She was born in Rakkestad as a daughter of teacher and smallholder Hans Andersen Kirkeng (1838–1898) and Johanne Marie Sæves (1843–1886). She had seven siblings. She graduated from Asker Seminary in 1895, and started a career as a primary school teacher. She started in Lier, continued in Moss from 1897 to 1900 when she was hired at Lakkegata School at Tøyen, Oslo.
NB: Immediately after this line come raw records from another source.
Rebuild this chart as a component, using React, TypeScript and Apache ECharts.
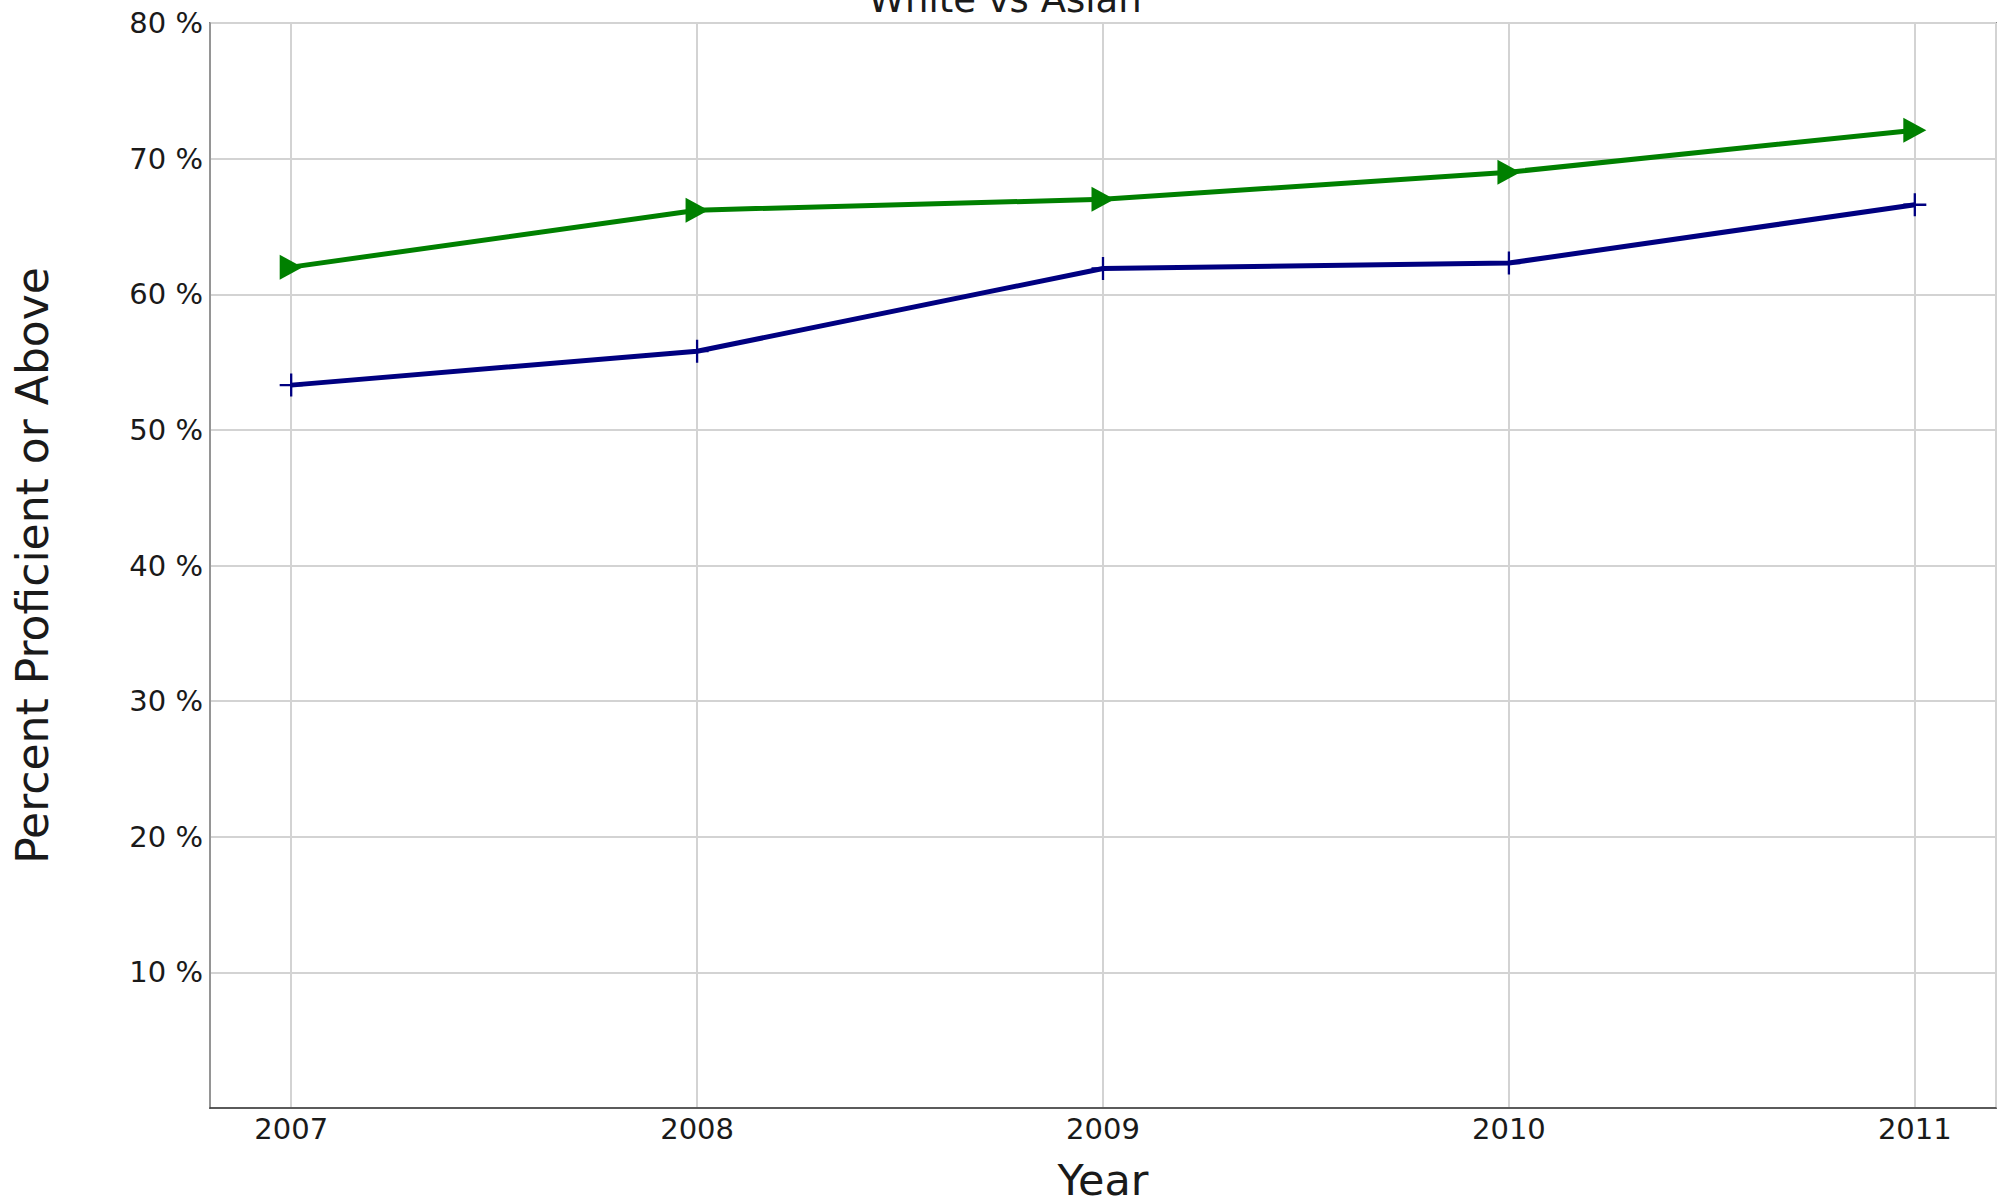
import React, { useEffect, useRef } from "react";
import * as echarts from "echarts";

const years = [2007, 2008, 2009, 2010, 2011];
const greenValues = [62.0, 66.2, 67.0, 69.0, 72.1];
const blueValues = [53.3, 55.8, 61.9, 62.3, 66.6];
const yTicks = [0, 10, 20, 30, 40, 50, 60, 70, 80];

const chartTitle = "White vs Asian";
const xTitle = "Year";
const yTitle = "Percent Proficient or Above";

const FONT = "DejaVu Sans";

export default function App() {
  const ref = useRef<HTMLDivElement>(null);

  useEffect(() => {
    if (!ref.current) return;
    const chart = echarts.init(ref.current, undefined, { renderer: "svg" });
    const W = 1999;
    const gridLeft = 210;
    const gridTop = 23;
    const gridRight = 3;
    const gridBottom = 96;
    const plotCenterX = (gridLeft + (W - gridRight)) / 2;
    const plotCenterY = (gridTop + (1204 - gridBottom)) / 2;

    chart.setOption({
      animation: false,
      backgroundColor: "#ffffff",
      textStyle: { fontFamily: FONT },
      grid: {
        left: gridLeft,
        top: gridTop,
        right: gridRight,
        bottom: gridBottom,
        show: true,
        borderColor: "#333333",
        borderWidth: 1.5,
        containLabel: false,
      },
      xAxis: {
        type: "value",
        min: 2006.8,
        max: 2011.2,
        minInterval: 1,
        maxInterval: 1,
        axisLine: { show: true, lineStyle: { color: "#333333", width: 1.5 } },
        axisTick: { show: false },
        axisLabel: {
          show: true,
          margin: 6,
          fontFamily: FONT,
          fontSize: 29,
          color: "#1a1a1a",
          showMinLabel: false,
          showMaxLabel: false,
          formatter: (v: number) =>
            years.includes(Math.round(v)) && Math.abs(v - Math.round(v)) < 1e-6
              ? String(Math.round(v))
              : "",
        },
        splitLine: { show: true, lineStyle: { color: "#d3d3d3", width: 2 } },
      },
      yAxis: {
        type: "value",
        min: yTicks[0],
        max: yTicks[yTicks.length - 1],
        interval: 10,
        axisLine: { show: true, lineStyle: { color: "#808080", width: 1.5 } },
        axisTick: { show: false },
        axisLabel: {
          margin: 7,
          fontFamily: FONT,
          fontSize: 29,
          color: "#1a1a1a",
          formatter: (v: number) => (v === 0 ? "" : `${v} %`),
        },
        splitLine: { show: true, lineStyle: { color: "#d3d3d3", width: 2 } },
      },
      graphic: [
        {
          type: "text",
          x: 1005,
          y: 18,
          style: {
            text: chartTitle,
            font: `37px "${FONT}"`,
            fill: "#1a1a1a",
            textAlign: "center",
            textVerticalAlign: "bottom",
          },
        },
        {
          type: "text",
          x: plotCenterX,
          y: 1180,
          style: {
            text: xTitle,
            font: `43px "${FONT}"`,
            fill: "#1a1a1a",
            textAlign: "center",
            textVerticalAlign: "middle",
          },
        },
        {
          type: "text",
          x: 32,
          y: plotCenterY,
          rotation: Math.PI / 2,
          style: {
            text: yTitle,
            font: `44px "${FONT}"`,
            fill: "#1a1a1a",
            textAlign: "center",
            textVerticalAlign: "middle",
          },
        },
      ],
      series: [
        {
          name: "Asian",
          type: "line",
          data: years.map((y, i) => [y, greenValues[i]]),
          lineStyle: { color: "#008000", width: 5 },
          itemStyle: { color: "#008000" },
          symbol: "path://M0,0L23,12.5L0,25Z",
          symbolSize: [23, 25],
          showAllSymbol: true,
          clip: false,
        },
        {
          name: "White",
          type: "line",
          data: years.map((y, i) => [y, blueValues[i]]),
          lineStyle: { color: "#000080", width: 5 },
          itemStyle: { color: "#000080" },
          symbol: "path://M9,0H11V9H20V11H11V20H9V11H0V9H9Z",
          symbolSize: 23,
          showAllSymbol: true,
          clip: false,
        },
      ],
    });

    return () => chart.dispose();
  }, []);

  return (
    <div
      ref={ref}
      style={{ position: "fixed", left: 0, top: 0, width: 1999, height: 1204 }}
    />
  );
}
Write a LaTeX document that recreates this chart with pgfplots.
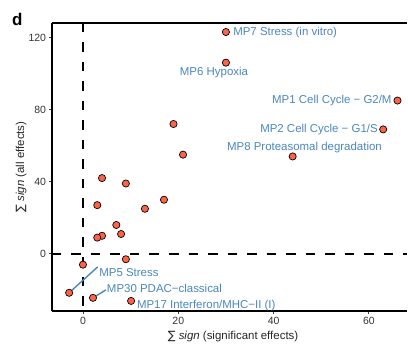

She also continued her own education as a private candidate, finished middle school in 1897, secondary school in 1903 and ex.phil. in 1904. She studied psychology, which at that time sorted under philosophy and did not have a master's degree. After a stay in Halle under the auspices of Ernst Meumann from 1909 to 1910, she began on a doctorate thesis, finishing it in 1912. It was named Abstrakte begreper i barnets tanke og tale ("Abstract Terms in Thought and Speech of Children"), and she disputed for the dr.philos. degree in January 1913, becoming the third Norwegian woman with a doctorate. The thesis was translated to German and printed in Zeitschrift für angewandte Psychologie in 1914. She studied in Germany again, under Meumann and Wilhelm Wundt, and also travelled to study in Italy, the Netherlands and Switzerland. Although formally appointed as teacher until 1935, she was granted continuous study leaves from 1916, and never returned to teaching.
Her next book was Nutidspædagogik. Kunstpædagogik, which is still perceived as a modern educational work. She was also an empiricist in education improvement, and popularized her and others' research for the general public. She was not a positivist however; she called her own outlook on life "universal, realistic humanism". In the 1920s she again studied more pure psychology, issuing Barnets følelsesliv i sammenligning med den voksnes in 1921. In 1926 she issued Barnetegning, in which she followed her niece's child drawing skills from the age of 10 months to 8 years. She followed in 1944 with Margretes tegning, describing her niece's drawing skills from age 9 to 24.
She worked as a psychologist in Oslo Municipality from 1925, involving herself mostly with psychological testing and psychotechnique. She was a lecturer at Oslo Teachers' College from 1922 to 1927 and 1932 to 1936, and at the Royal Frederick University from 1932. From 1926 she was a fellow of the Norwegian Academy of Science and Letters. On 1 January 1938 she started her tenure as a professor at the Royal Frederick University (from 1939 the University of Oslo), building up the Department of Educational Research. She formally should have retired in 1940 when reaching the age limit, but continued to 1948.
She did not marry. She died in May 1966 in Oslo. She was decorated as a Knight, First Class of the Order of St. Olav (1953), and in 1994 when the Faculty of Educational Sciences' new building at the University of Oslo campus Blindern was inaugurated, it was named the Helga Eng House.